I know Netflix has managed to do more by looking for similar reviewers and weighting their opinions, and Pandora does audio classification, but I'm not aware of this concept catching on well in other areas, and I particularly don't know of it being applied to multiple things at once - if I want a recommendation about a new movie that isn't on Netflix yet, or if I'm tired of the repetitiveness of Pandora's stations, their clever algorithms don't help me a bit beyond their limited walls. I don't know of a site like reddit or hacker news or videosift trying to capture more than 'good/bad' for evaluating links on the web. I don't know of a site that is really trying to help me pair my taste with other reviewers, so that I can get personally curated content and we can end up with a world that recognizes some people love action movies and others love romantic comedies and recommending a movie for me to see should take that into account. How wonderful will it be when there is finally a site that can suggest I should read these three articles because -I- will find them good, maybe I should be sure to catch Pacific Rim, and a new band I might like has a video out; while giving completely different recommendations to my sister, without trying to limit to an objective non-relative definition of "good", because we're talking about taste and opinions aren't wrong.

When one of you smart folks makes that site, please let me know.



What I find really interesting are cases like the "Napoleon Dynamite problem".

http://www.nytimes.com/2008/11/23/magazine/23Netflix-t.html?...

There are some things that are so oddly polarizing that it becomes very difficult to guess whether someone will like it or hate it, no matter how much you know about that person. And even the people who are asked why they love/hate it tend to have a hard time explaining it.

Human opinion is complex, that's for sure.


Sounds like you want a multi-dimensional rating system that works. Patience, it's coming. We're focused on doing it right.

1. Sign up at http://tinj.com

2. ...

3. Profit... I mean, we'll let you know when we launch.

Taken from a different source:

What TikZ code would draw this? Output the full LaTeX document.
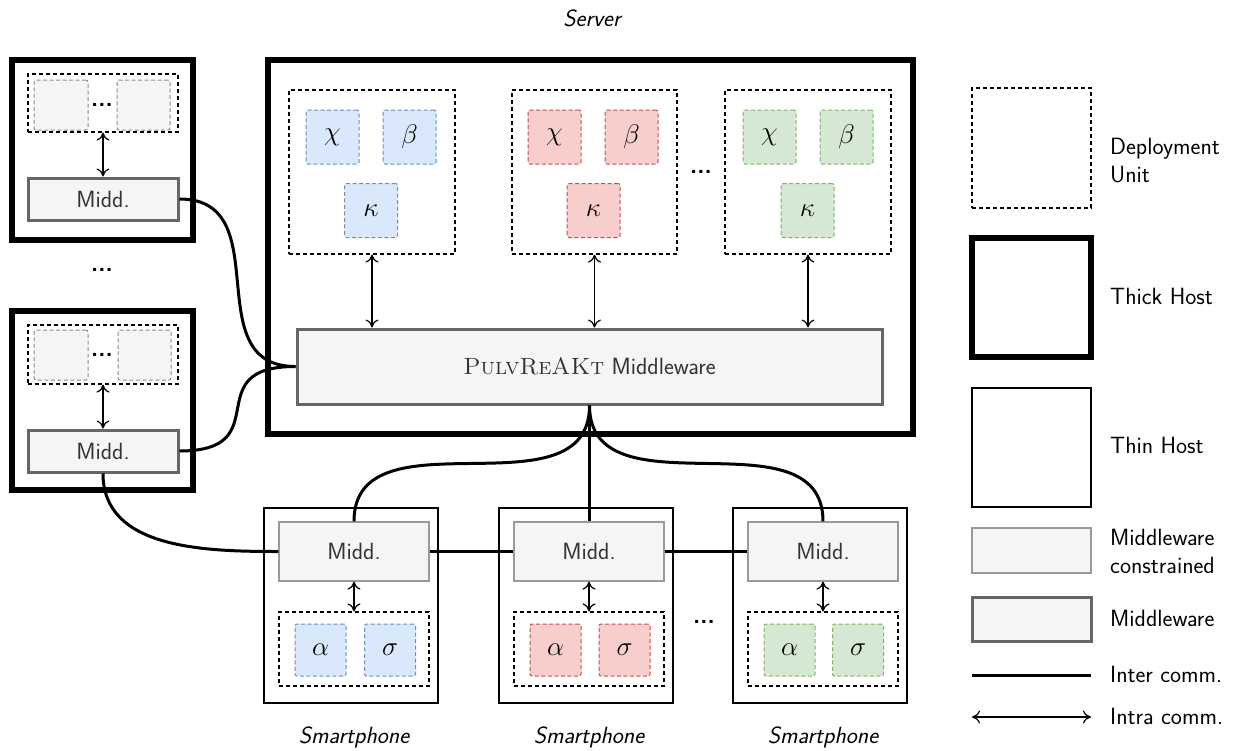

ranking / rating done right/optimally seems to be a highly problem specific challenge. What problem domains are you focusing on?


Starting with entertainment for a variety of reasons.


good luck! look forward to learnign more when you get it out


I too look forward to this site. The problem with Smart Recommendations that Netflix and Pandora make is they are still subject to highly subjective tastes. I could have watched 6 documentaries on Wine, rated them all 5 stars and I still might not like the title recommended by Netflix, even if it is a documentary about wine and has an average 4.9 from other Netflix users. There are simply too many variables and most people (myself included) are fickle. If I'm in a certain I could like a movie I would otherwise dislike.


That would be hunch.com. It was bought by eBay a while ago, not really sure what's been going on with it. The concept is great, but in practice, your mileage may vary. There are a few other similar sites too... but none of them have really taken off in a big way.


unfortunately the fear of a company knowing too much in order to "sell" you, I.e. the privacy debate that is so rightly ongoing would restrict or otherwise cloud ambitions in this arena I fear.